OBJECTIVE:
Copy out all lines that hold "matplotlib".

=== DATASET CONTENT ===

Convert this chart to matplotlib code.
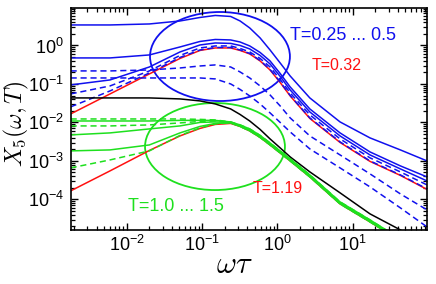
import matplotlib
matplotlib.use('Agg')
import matplotlib.pyplot as plt
from matplotlib.patches import Ellipse
from matplotlib.ticker import FuncFormatter, LogLocator
import numpy as np

plt.rcParams['font.family'] = ['Liberation Sans', 'DejaVu Sans']
plt.rcParams['mathtext.fontset'] = 'cm'

# omega*tau grid shared by all curves
omega = [0.0018, 0.006, 0.02, 0.051, 0.094, 0.15, 0.24, 0.32, 0.43, 0.59, 0.80, 1.09, 1.48, 2.7, 6.8, 17, 43, 97]

# low temperature family, T = 0.25 ... 0.5 (blue)
blue_solid = [
    [3.41, 3.41, 3.62, 4.33, 5.34, 6.02, 5.67, 4.33, 2.85, 1.57, 0.764, 0.351, 0.161, 0.0433, 0.0103, 0.00396, 0.00193, 0.00100],
    [0.474, 0.474, 0.567, 0.914, 1.27, 1.43, 1.39, 1.23, 0.971, 0.658, 0.396, 0.187, 0.0836, 0.0224, 0.00534, 0.00171, 0.000742, 0.000384],
    [0.0942, 0.127, 0.276, 0.678, 1.03, 1.16, 1.13, 1.00, 0.811, 0.550, 0.331, 0.157, 0.0699, 0.0187, 0.00446, 0.00143, 0.000620, 0.000302],
]
blue_dashed = [
    [0.218, 0.218, 0.231, 0.260, 0.293, 0.312, 0.276, 0.205, 0.143, 0.0887, 0.0518, 0.0268, 0.0131, 0.00446, 0.00143, 0.000460, 0.000139, 0.0000534],
    [0.143, 0.143, 0.143, 0.143, 0.143, 0.135, 0.100, 0.0720, 0.0488, 0.0302, 0.0177, 0.0100, 0.00567, 0.00205, 0.000658, 0.000211, 0.0000602, 0.0000193],
    [0.0550, 0.0887, 0.218, 0.550, 0.861, 0.971, 0.971, 0.836, 0.678, 0.460, 0.276, 0.131, 0.0584, 0.0157, 0.00373, 0.00120, 0.000518, 0.000238],
    [0.0253, 0.0658, 0.193, 0.488, 0.764, 0.887, 0.887, 0.764, 0.620, 0.408, 0.238, 0.113, 0.0503, 0.0131, 0.00312, 0.00100, 0.000433, 0.000187],
]
red_032 = [0.0166, 0.0550, 0.182, 0.460, 0.742, 0.861, 0.861, 0.742, 0.602, 0.396, 0.231, 0.109, 0.0488, 0.0127, 0.00302, 0.000971, 0.000420, 0.000182]

black = [0.0433, 0.0433, 0.0433, 0.0408, 0.0362, 0.0302, 0.0224, 0.0161, 0.0109, 0.00658, 0.00373, 0.00218, 0.00127, 0.000518, 0.000148, 0.0000420, 0.0000161, 0.0000066]

# high temperature family, T = 1.0 ... 1.5 (green)
green_solid = [
    [0.0109, 0.0109, 0.0109, 0.0113, 0.0113, 0.0113, 0.0103, 0.00861, 0.00678, 0.00460, 0.00293, 0.00182, 0.00113, 0.000433, 0.0000861, 0.0000293, 0.0000094, 0.0000036],
    [0.00474, 0.00534, 0.00678, 0.00811, 0.0100, 0.0103, 0.0100, 0.00811, 0.00639, 0.00433, 0.00276, 0.00171, 0.00106, 0.000408, 0.0000811, 0.0000276, 0.0000089, 0.0000034],
    [0.00182, 0.00193, 0.00260, 0.00534, 0.00787, 0.00942, 0.00971, 0.00787, 0.00602, 0.00408, 0.00260, 0.00161, 0.00100, 0.000384, 0.0000764, 0.0000260, 0.0000084, 0.0000032],
]
green_dashed = [
    [0.0123, 0.0123, 0.0123, 0.0123, 0.0120, 0.0116, 0.0103, 0.00861, 0.00678, 0.00460, 0.00293, 0.00182, 0.00113, 0.000433, 0.0000861, 0.0000293, 0.0000094, 0.0000036],
    [0.00811, 0.00811, 0.00861, 0.00971, 0.0106, 0.0109, 0.0100, 0.00811, 0.00639, 0.00433, 0.00276, 0.00171, 0.00106, 0.000408, 0.0000811, 0.0000276, 0.0000089, 0.0000034],
    [0.000658, 0.00106, 0.00182, 0.00460, 0.00720, 0.00914, 0.00971, 0.00787, 0.00602, 0.00408, 0.00260, 0.00161, 0.00100, 0.000384, 0.0000764, 0.0000260, 0.0000084, 0.0000032],
]
red_119 = [0.000166, 0.000550, 0.00187, 0.00446, 0.00699, 0.00887, 0.00942, 0.00787, 0.00602, 0.00408, 0.00260, 0.00161, 0.00100, 0.000384, 0.0000764, 0.0000260, 0.0000084, 0.0000032]

blue = '#1010ee'
green = '#1ee01e'
red = '#ff1010'

fig = plt.figure(figsize=(4.36, 2.84), dpi=100)
ax = fig.add_axes([0.1628, 0.1901, 0.8165, 0.7817])

lw = 1.1
for y in blue_solid:
    ax.plot(omega, y, color=blue, lw=lw)
ax.plot(omega, red_032, color=red, lw=lw)
for y in blue_dashed:
    ax.plot(omega, y, color=blue, lw=lw, ls=(0, (4, 2.5)))
ax.plot(omega, black, color='black', lw=lw)
ax.plot(omega, red_119, color=red, lw=lw)
for y in green_solid:
    ax.plot(omega, y, color=green, lw=lw)
for y in green_dashed:
    ax.plot(omega, y, color=green, lw=lw, ls=(0, (4, 2.5)))

ax.add_patch(Ellipse((0.4185, 0.7815), 0.393, 0.401, transform=ax.transAxes,
                     fill=False, ec=blue, lw=1.3))
ax.add_patch(Ellipse((0.4045, 0.376), 0.393, 0.392, transform=ax.transAxes,
                     fill=False, ec=green, lw=1.3))

ax.text(0.615, 0.878, 'T=0.25 ... 0.5', color=blue, fontsize=13,
        transform=ax.transAxes, va='center')
ax.text(0.677, 0.739, 'T=0.32', color=red, fontsize=11.5,
        transform=ax.transAxes, va='center')
ax.text(0.511, 0.185, 'T=1.19', color=red, fontsize=11.5,
        transform=ax.transAxes, va='center')
ax.text(0.160, 0.104, 'T=1.0 ... 1.5', color=green, fontsize=13,
        transform=ax.transAxes, va='center')

ax.set_xscale('log')
ax.set_yscale('log')
ax.set_xlim(0.00182, 97)
ax.set_ylim(1.6e-5, 9.4)

fmt = FuncFormatter(lambda v, p: r'$\mathregular{10^{%d}}$' % round(np.log10(v)))
ax.xaxis.set_major_locator(LogLocator(base=10, numticks=12))
ax.yaxis.set_major_locator(LogLocator(base=10, numticks=12))
ax.xaxis.set_minor_locator(LogLocator(base=10, subs=np.arange(2, 10), numticks=12))
ax.yaxis.set_minor_locator(LogLocator(base=10, subs=np.arange(2, 10), numticks=12))
ax.xaxis.set_major_formatter(fmt)
ax.yaxis.set_major_formatter(fmt)

ax.tick_params(which='both', direction='in', top=True, right=True, labelsize=13)
ax.tick_params(which='major', length=5, width=1.0)
ax.tick_params(which='minor', length=2.8, width=0.9)
ax.tick_params(axis='x', pad=3.5)
ax.tick_params(axis='y', pad=5)
for s in ax.spines.values():
    s.set_linewidth(1.2)

ax.set_xlabel(r'$\omega\tau$', fontsize=22)
ax.set_ylabel(r'$X_5(\omega,T)$', fontsize=17)
ax.xaxis.set_label_coords(0.46, -0.09)
ax.yaxis.set_label_coords(-0.112, 0.48)

fig.savefig('out.png', dpi=100)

===

TASK OUTPUT:
Convert this chart to matplotlib code.
import matplotlib
matplotlib.use('Agg')
import matplotlib.pyplot as plt
from matplotlib.patches import Ellipse
from matplotlib.ticker import FuncFormatter, LogLocator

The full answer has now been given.